3. Clear span interior. No internal support columns.
4. All metal construction. Uses commonly available metal stock. Concrete reinforcement can be used to increase the strength of the structure at the added cost of more weight, complexity and expense but is not a requirement.
5. Extremely good wind and ice load resistance. Wind and snow loads are handled much better than any other structure for its price.
6. Superior thermal insulation. Makes use of the dome within a dome concept. An outer and inner skin with airspace as much as 5 feet between shells provides very high quality insulation and can be easily maintained allowing the dome to be used in any terrestrial environment including arctic and mountain tops.

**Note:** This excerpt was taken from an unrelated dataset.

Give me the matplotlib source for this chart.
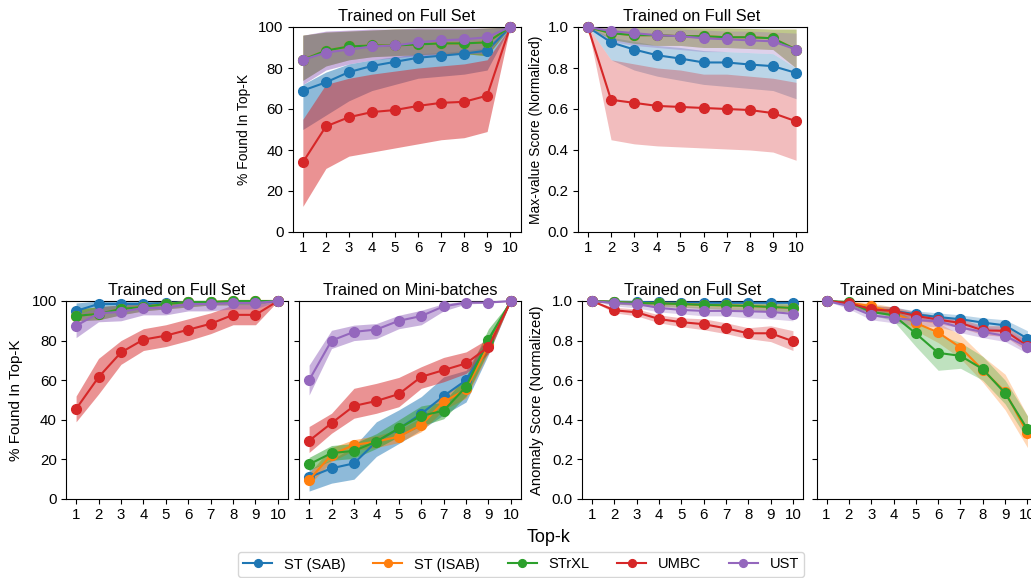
import matplotlib
matplotlib.use("Agg")
import matplotlib.pyplot as plt

plt.rcParams['font.family'] = ['Liberation Sans', 'DejaVu Sans']

topk = [1, 2, 3, 4, 5, 6, 7, 8, 9, 10]
names = ['ST (SAB)', 'ST (ISAB)', 'STrXL', 'UMBC', 'UST']
colors = ['#1f77b4', '#ff7f0e', '#2ca02c', '#d62728', '#9467bd']

# top row, trained on full set: % found in top-k  (order: SAB, ISAB, STrXL, UMBC, UST)
top_found_mid = [
    [69, 73, 78, 81, 83, 85, 86, 87, 88.5, 100],
    [84, 88.5, 90.5, 91, 91, 91.5, 92, 92, 92.5, 100],
    [84, 88.5, 90.5, 91, 91, 91.5, 92, 92, 92.5, 100],
    [34, 51.5, 56, 58.5, 59.5, 61.5, 63, 63.5, 66.5, 100],
    [84, 87.5, 89, 90.5, 91, 92.5, 93.5, 94, 95, 100],
]
top_found_lo = [
    [50, 57, 64, 69, 72, 75, 76, 77, 79, 100],
    [74, 81, 84, 85.5, 86, 86.5, 87, 87, 86, 100],
    [74, 81, 84, 85.5, 86, 86.5, 87, 87, 86, 100],
    [12.5, 31, 37, 39, 41, 43, 45, 46, 49, 100],
    [72, 79, 82, 84, 85, 86, 86.5, 87, 87, 100],
]
top_found_hi = [
    [72, 78, 82, 84, 85.5, 87, 87.5, 88.5, 90, 100],
    [96, 97.5, 98, 98.5, 99, 99, 99, 99, 99.5, 100],
    [96, 97.5, 98, 98.5, 99, 99, 99, 99, 99.5, 100],
    [55, 72, 75, 77, 78.5, 80, 81, 82, 84, 100],
    [96, 98, 98.5, 99, 99, 99.5, 99.5, 99.5, 99.5, 100],
]

# top row, trained on full set: max-value score
top_score_mid = [
    [1.0, 0.925, 0.89, 0.862, 0.846, 0.827, 0.827, 0.817, 0.809, 0.776],
    [1.0, 0.97, 0.96, 0.96, 0.955, 0.955, 0.95, 0.95, 0.945, 0.89],
    [1.0, 0.97, 0.96, 0.96, 0.955, 0.955, 0.95, 0.95, 0.945, 0.89],
    [1.0, 0.645, 0.63, 0.615, 0.61, 0.605, 0.60, 0.595, 0.58, 0.54],
    [1.0, 0.98, 0.97, 0.96, 0.955, 0.945, 0.94, 0.935, 0.93, 0.89],
]
top_score_lo = [
    [1.0, 0.84, 0.79, 0.76, 0.74, 0.72, 0.71, 0.70, 0.69, 0.65],
    [1.0, 0.94, 0.92, 0.91, 0.91, 0.90, 0.90, 0.895, 0.89, 0.80],
    [1.0, 0.94, 0.92, 0.91, 0.91, 0.90, 0.90, 0.895, 0.89, 0.80],
    [1.0, 0.45, 0.43, 0.42, 0.415, 0.41, 0.405, 0.40, 0.39, 0.35],
    [1.0, 0.93, 0.91, 0.90, 0.89, 0.88, 0.88, 0.875, 0.87, 0.80],
]
top_score_hi = [
    [1.0, 0.95, 0.93, 0.91, 0.90, 0.885, 0.88, 0.875, 0.87, 0.80],
    [1.0, 1.0, 1.0, 0.998, 0.997, 0.995, 0.995, 0.993, 0.99, 0.99],
    [1.0, 1.0, 1.0, 0.998, 0.997, 0.995, 0.995, 0.993, 0.99, 0.99],
    [1.0, 0.84, 0.82, 0.80, 0.79, 0.77, 0.77, 0.76, 0.75, 0.73],
    [1.0, 1.0, 0.995, 0.99, 0.99, 0.985, 0.98, 0.98, 0.975, 0.97],
]

# bottom row, trained on full set: % found in top-k
full_found_mid = [
    [95, 98.5, 98.5, 98.5, 99, 99.5, 99.5, 99.5, 99.5, 100],
    [92.5, 93.5, 96, 97, 98.5, 99.5, 99.5, 100, 100, 100],
    [92.5, 93.5, 96, 97, 98.5, 99.5, 99.5, 100, 100, 100],
    [45.5, 61.5, 74, 80.5, 82.5, 85.5, 88.5, 93, 93, 100],
    [87.5, 93.8, 94.5, 96.5, 96.5, 98.5, 98.5, 99, 99, 100],
]
full_found_lo = [
    [91, 95, 96, 97, 98, 99, 99, 99, 99, 100],
    [90, 90.5, 93, 95, 96, 97, 98, 98, 98, 100],
    [90, 90.5, 93, 95, 96, 97, 98, 98, 98, 100],
    [39, 53, 68, 75, 77, 80, 83.5, 88, 88, 100],
    [81.5, 89.5, 90, 93, 93, 95, 95, 96, 96, 100],
]
full_found_hi = [
    [99, 100, 100, 100, 100, 100, 100, 100, 100, 100],
    [96, 97, 98, 99, 100, 100, 100, 100, 100, 100],
    [96, 97, 98, 99, 100, 100, 100, 100, 100, 100],
    [52, 71, 80, 86, 88, 91, 94, 98, 98, 100],
    [93, 97, 98, 99, 99.5, 100, 100, 100, 100, 100],
]

# bottom row, trained on mini-batches: % found in top-k
mini_found_mid = [
    [11, 15.5, 18, 29, 35.5, 43, 52, 60, 78.5, 100],
    [9.7, 22.3, 27.3, 29, 31.5, 37.4, 49, 55.4, 77.7, 100],
    [17.5, 23.2, 24.3, 29, 35.7, 42, 44.6, 56.7, 80.5, 100],
    [29.4, 38.3, 47, 49.5, 53, 61.7, 65.1, 68.5, 76.8, 100],
    [60, 80, 84.4, 85.6, 90, 92.4, 97.3, 99.2, 99.2, 100],
]
mini_found_lo = [
    [4, 8, 10, 21.5, 28, 35, 42.5, 49, 73, 100],
    [7, 19, 24.5, 26, 28.5, 34, 45, 51, 74, 100],
    [14.5, 19.5, 20.5, 25.5, 31.5, 37, 40.5, 52, 75, 100],
    [23.5, 33.2, 40.8, 43.3, 46.6, 55.9, 59.2, 63.4, 73.5, 100],
    [52.5, 76, 80, 81, 86, 88, 95, 98.5, 99, 100],
]
mini_found_hi = [
    [14.8, 19.8, 26.5, 39, 45, 51.7, 61.7, 65, 82.7, 100],
    [13, 26, 30, 32, 35, 41, 53, 59, 82, 100],
    [21, 27, 28, 33, 40, 47, 49, 62, 86, 100],
    [36.6, 43.3, 55.9, 58.4, 61.4, 66.8, 71.5, 74.3, 81, 100],
    [67.6, 85.2, 87.8, 88.6, 92.8, 95.3, 98.7, 100, 100, 100],
]

# bottom row, trained on full set: anomaly score
full_score_mid = [
    [1.0, 0.997, 0.995, 0.993, 0.992, 0.992, 0.991, 0.991, 0.991, 0.991],
    [1.0, 0.995, 0.99, 0.988, 0.985, 0.98, 0.978, 0.975, 0.97, 0.965],
    [1.0, 0.995, 0.99, 0.988, 0.985, 0.98, 0.978, 0.975, 0.97, 0.965],
    [1.0, 0.953, 0.943, 0.909, 0.893, 0.883, 0.862, 0.837, 0.837, 0.797],
    [1.0, 0.99, 0.985, 0.965, 0.955, 0.95, 0.95, 0.948, 0.945, 0.935],
]
full_score_lo = [
    [1.0, 0.985, 0.983, 0.98, 0.98, 0.978, 0.978, 0.977, 0.977, 0.976],
    [1.0, 0.985, 0.978, 0.972, 0.968, 0.962, 0.958, 0.955, 0.95, 0.945],
    [1.0, 0.985, 0.978, 0.972, 0.968, 0.962, 0.958, 0.955, 0.95, 0.945],
    [1.0, 0.94, 0.925, 0.89, 0.87, 0.855, 0.835, 0.81, 0.795, 0.75],
    [1.0, 0.975, 0.965, 0.945, 0.935, 0.925, 0.925, 0.915, 0.91, 0.9],
]
full_score_hi = [
    [1.0, 1.0, 1.0, 1.0, 1.0, 1.0, 1.0, 1.0, 1.0, 1.0],
    [1.0, 1.0, 0.998, 0.996, 0.995, 0.993, 0.992, 0.99, 0.988, 0.985],
    [1.0, 1.0, 0.998, 0.996, 0.995, 0.993, 0.992, 0.99, 0.988, 0.985],
    [1.0, 0.968, 0.96, 0.93, 0.915, 0.91, 0.89, 0.865, 0.875, 0.85],
    [1.0, 1.0, 0.997, 0.985, 0.975, 0.972, 0.97, 0.97, 0.968, 0.965],
]

# bottom row, trained on mini-batches: anomaly score
mini_score_mid = [
    [1.0, 0.99, 0.96, 0.95, 0.933, 0.919, 0.908, 0.891, 0.877, 0.81],
    [1.0, 0.99, 0.975, 0.941, 0.889, 0.841, 0.765, 0.651, 0.542, 0.332],
    [1.0, 0.995, 0.945, 0.928, 0.836, 0.738, 0.723, 0.656, 0.534, 0.352],
    [1.0, 0.99, 0.958, 0.95, 0.925, 0.906, 0.889, 0.852, 0.849, 0.773],
    [1.0, 0.975, 0.928, 0.914, 0.903, 0.898, 0.866, 0.844, 0.824, 0.768],
]
mini_score_lo = [
    [1.0, 0.975, 0.94, 0.93, 0.915, 0.9, 0.885, 0.865, 0.85, 0.78],
    [1.0, 0.98, 0.96, 0.91, 0.85, 0.79, 0.71, 0.59, 0.45, 0.26],
    [1.0, 0.985, 0.93, 0.90, 0.77, 0.65, 0.66, 0.60, 0.48, 0.30],
    [1.0, 0.975, 0.94, 0.93, 0.905, 0.885, 0.865, 0.83, 0.82, 0.745],
    [1.0, 0.96, 0.905, 0.89, 0.875, 0.87, 0.84, 0.815, 0.795, 0.735],
]
mini_score_hi = [
    [1.0, 1.0, 0.98, 0.97, 0.95, 0.94, 0.93, 0.915, 0.905, 0.85],
    [1.0, 1.0, 0.99, 0.97, 0.93, 0.89, 0.83, 0.72, 0.63, 0.42],
    [1.0, 1.0, 0.96, 0.96, 0.90, 0.83, 0.79, 0.72, 0.60, 0.42],
    [1.0, 1.0, 0.975, 0.97, 0.945, 0.925, 0.91, 0.875, 0.875, 0.8],
    [1.0, 0.99, 0.95, 0.94, 0.93, 0.925, 0.895, 0.87, 0.855, 0.8],
]

W, H = 1031, 578
fig = plt.figure(figsize=(W / 100, H / 100), dpi=100)


def box(left, top, width, height):
    return [left / W, 1 - (top + height) / H, width / W, height / H]


def draw(ax, mid, lo, hi, alpha, title, ylim, ylabel=None, ysize=10, ylabel_x=None):
    for i in range(len(names)):
        ax.fill_between(topk, lo[i], hi[i], color=colors[i], alpha=alpha, linewidth=0)
        ax.plot(topk, mid[i], marker='o', markersize=7, linewidth=1.5,
                color=colors[i], label=names[i], clip_on=False, zorder=3)
    ax.set_title(title, fontsize=11.7, pad=4)
    ax.set_ylim(ylim)
    ax.set_xticks(topk)
    ax.tick_params(labelsize=10.8, pad=3)
    if ylabel:
        # label x is the right edge of the rotated text
        ax.set_ylabel(ylabel, fontsize=ysize)
        ax.yaxis.set_label_coords(ylabel_x, 0.5)
    else:
        ax.set_yticklabels([])


ax1 = fig.add_axes(box(292.5, 27, 228, 205))
draw(ax1, top_found_mid, top_found_lo, top_found_hi, 0.5, 'Trained on Full Set',
     (0, 100), '% Found In Top-K', 10, (251 - 292.5) / 228)
ax2 = fig.add_axes(box(577.5, 27, 229, 205))
draw(ax2, top_score_mid, top_score_lo, top_score_hi, 0.3, 'Trained on Full Set',
     (0, 1.0), 'Max-value Score (Normalized)', 10, (543 - 577.5) / 229)

ax3 = fig.add_axes(box(66, 301, 222, 198))
draw(ax3, full_found_mid, full_found_lo, full_found_hi, 0.5, 'Trained on Full Set',
     (0, 100), '% Found In Top-K', 11, (23 - 66) / 222)
ax4 = fig.add_axes(box(299, 301, 222, 198))
draw(ax4, mini_found_mid, mini_found_lo, mini_found_hi, 0.5, 'Trained on Mini-batches',
     (0, 100))
ax5 = fig.add_axes(box(582, 301, 221, 198))
draw(ax5, full_score_mid, full_score_lo, full_score_hi, 0.3, 'Trained on Full Set',
     (0, 1.0), 'Anomaly Score (Normalized)', 10.6, (544 - 582) / 221)
ax6 = fig.add_axes(box(816.5, 301, 221, 198))
draw(ax6, mini_score_mid, mini_score_lo, mini_score_hi, 0.3, 'Trained on Mini-batches',
     (0, 1.0))

fig.text(549 / W, 1 - 537 / H, 'Top-k', ha='center', va='center', fontsize=13)

handles, labels = ax1.get_legend_handles_labels()
fig.legend(handles, labels, loc='center', bbox_to_anchor=(521 / W, 1 - 564.5 / H),
           ncol=5, fontsize=10.5, frameon=True, columnspacing=1.9, handlelength=2.0,
           borderpad=0.35, markerscale=0.8)

fig.savefig('out.png', dpi=100)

7. Superior window utilization (pasive solar heating and better view). My designs allows windows to be placed in any configuration, allowing views in any direction from horizontal landscape (vertical window at ground level) to vertical sky (window near the top of the dome). This also allows superior Solar heating options in extreme low temperature environments. The surface area of the structure and its skin elements is only 25 percent of the total surface area. In tropical environments, the side away from the sun may be transparent to dissipate heat. In low temperature environments, the sun side openings can be transparent to let in the sun through the 9 feet in diameter, 5 feet air gap windows. My design allows 50 percent of the sun side to be transparent. The low angle of the sun of low temperature environments in winter is accommodated with ease. Inexpensive technology for controlling the transparency of the dome's 9 foot windows allows the window to be automatically switched from opaque/reflective to transparent in seconds, allowing automated environmental control.
8. 24 foot ceiling. The top center of this 30 foot dome is 24 feet. A large tree may grow inside offering environmental advantages through natural air purification and thermal mitigation through natural transpiration.